January 18, 2010
Employment positions in this issue's classifieds include an Executive Director; an Executive Director, Operations; and a Chief Operations Officer!
The Dawn of a New Decade: Public Transportationís Opportunities, Issues, and Challenges
BY GREG EVANS, M.Ed., Vice President, Board of Directors, Lane Transit District, Eugene, OR, and Region VI Representative, APTA Transit Board Members Committee
As we enter a new decade, public transportation in America continues to face daunting challenges. The leaders of transit authorities across our nation are dealing with such pressing issues as passage of much-needed sweeping federal transportation authorization legislation; funding basic transit operations; service reductions; enhancing service to seniors and persons with disabilities; and the increasing role of transit in the formation and implementation of climate change policy.
While this list is by no means all-inclusive or exhaustive regarding the issues facing our industry, the policy decisions of transit boards and transit properties throughout the U.S. will be shaped by the political, economic, and social constraints placed on us.
Congress must deal with a sweeping authorization bill that will define the future of public transit well beyond the scope of its six-year run.
Our current and future ridership needs visionary legislation that expands access to public transportation, maintains affordability, creates economic opportunity, funds a substantial increase in infrastructure investment, reduces the carbon footprint and urban congestion, and addresses the increasing needs and costs of transportation for seniors and persons with disabilities.
As an industry, we must continue to press the case with Congress and the White House for full funding of APTA’s visionary $123 billion authorization proposal. Advocacy efforts on behalf of our industry at all levels of government must continue through the “Telling Our Story” campaign led by APTA Chair M.P. Carter—and other complementary initiatives.
The passage of comprehensive authorization legislation will be the foundation for a bright and exciting future in public transit.
Funding Transit Operations
The shrinking of revenues dedicated to transit operations is a looming national crisis. We are caught in a “perfect storm” as demand increases for transit service while operating revenues decrease and disappear.

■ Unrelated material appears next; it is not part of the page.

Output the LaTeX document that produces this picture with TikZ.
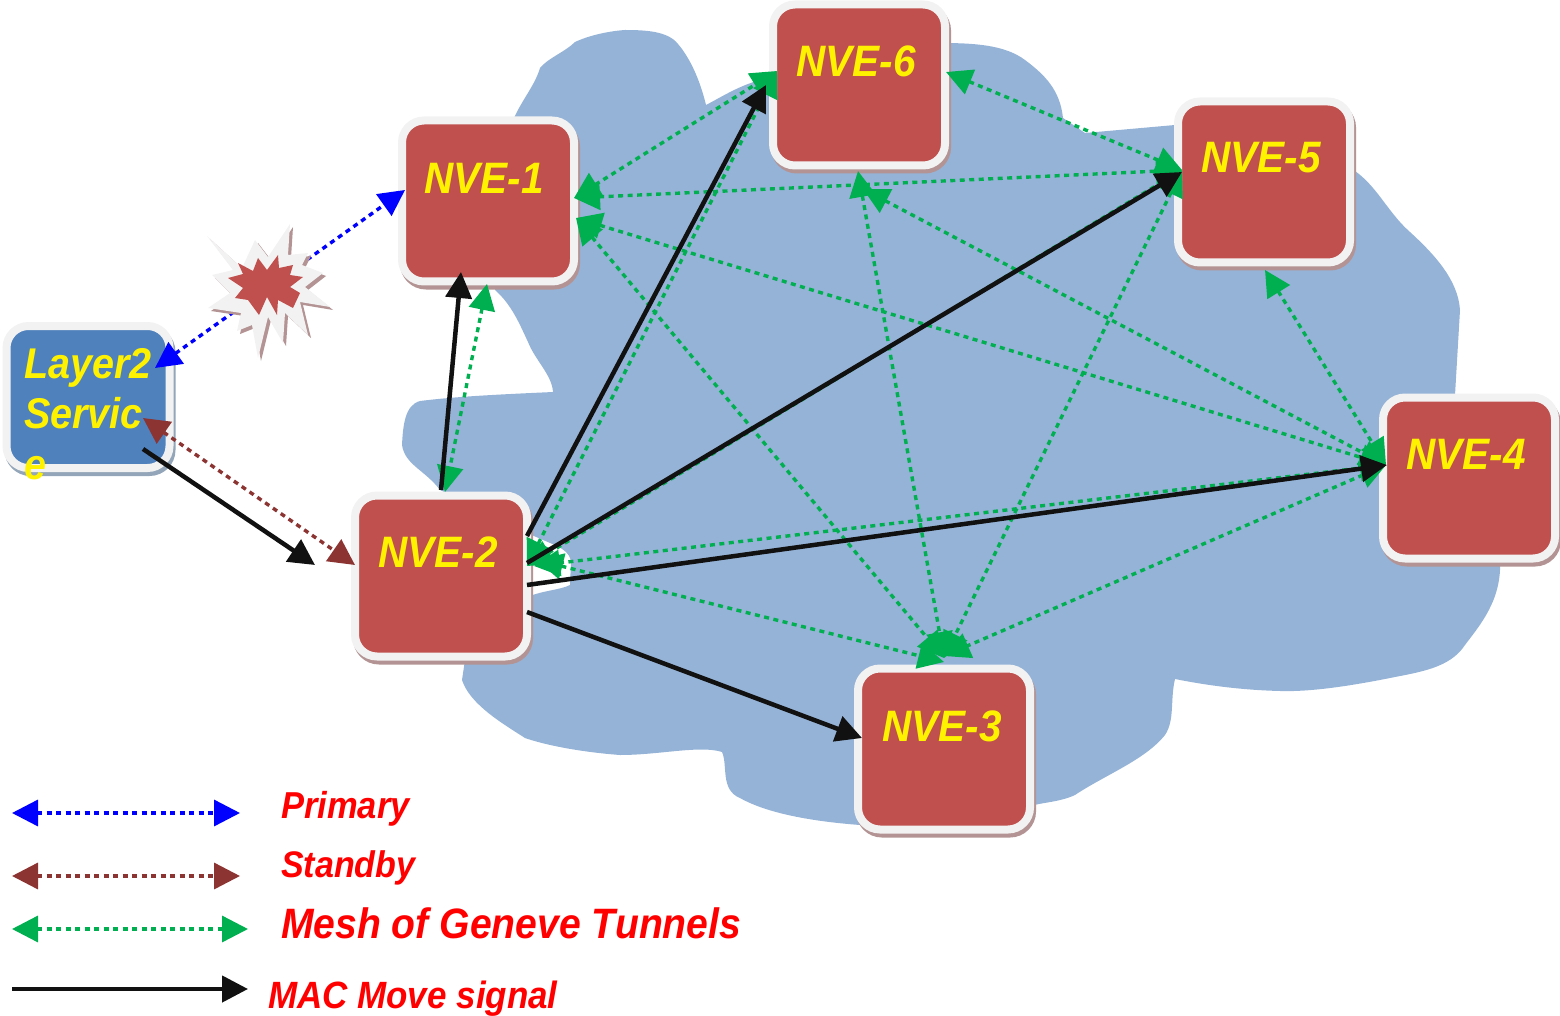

State and local governments, the primary source of transit operations funding, are experiencing pressing needs from education, human services, and crumbling infrastructure. Transit board members, chief executive officers, and their agencies need to find and advocate for new sources of operating revenue and/or an increase in existing allocations.
We must craft creative strategies to maintain service to our service areas. Public/private partnerships present innovative solutions both for funding capital projects and extending operations funding opportunities.
Reductions and Consolidation of Existing Service
The current recession and dwindling operating revenues forecast the need for major reductions in our current service delivery packages; many transit authorities were facing these service issues even before the economic collapse of 2008-2009.
Our ridership will have to deal with significant service cuts in major markets and some form of total system redesign in smaller communities. The service “footprint” of transit agencies throughout the nation will become smaller as a result, and access to affordable reliable service for our riders may be severely compromised.
Again, this environment calls for collaborative, “out of the box” solutions. Transit agencies, state and local governments, and the private sector must form new working coalitions, not only to maintain current service, but also to expand service to meet increasing need.
Increasing Demand for Specialized Services
America’s population of seniors and persons with disabilities—as well as their transportation needs—have increased rapidly over the past two decades. Paratransit providers have seen their budgets strained to the breaking point by the swelling numbers of Americans moving into their golden years.
Transit agencies must continue to develop and implement programs to enable and encourage the usage of traditional fixed route service for customers with disabilities, where appropriate. As seniors reduce their dependence on the private automobile, their preferred choice for transportation will become public transit. We must educate and train seniors and persons with disabilities about the advantages of using public transit.
Climate change is a global issue, but carbon emissions from the U.S. make up a significant portion of the world’s carbon footprint. Public transit, while not a panacea, is a significant component of the overall strategy for creating sustainable, effective solutions to our environmental challenges.
Public transit agencies are in the vanguard of sound environmental policy. We are obligated to provide leadership in the reduction of carbon emissions, lessening of traffic congestion, mitigation of the adverse impacts of individual gasoline consumption, and maintenance of federal, state, and local highways, roads, and streets.
Changing the transportation habits and alternatives for Americans is critical to effecting lasting change in the effort to preserve and enhance our living environment.
In my view, these are the most pressing issues, challenges, and opportunities currently facing our industry. We must pool our efforts, resources, and creativity in crafting effective, provocative strategies and solutions. Our communities and the nation as a whole are looking to the public transportation industry for leadership and innovation as never before in our history.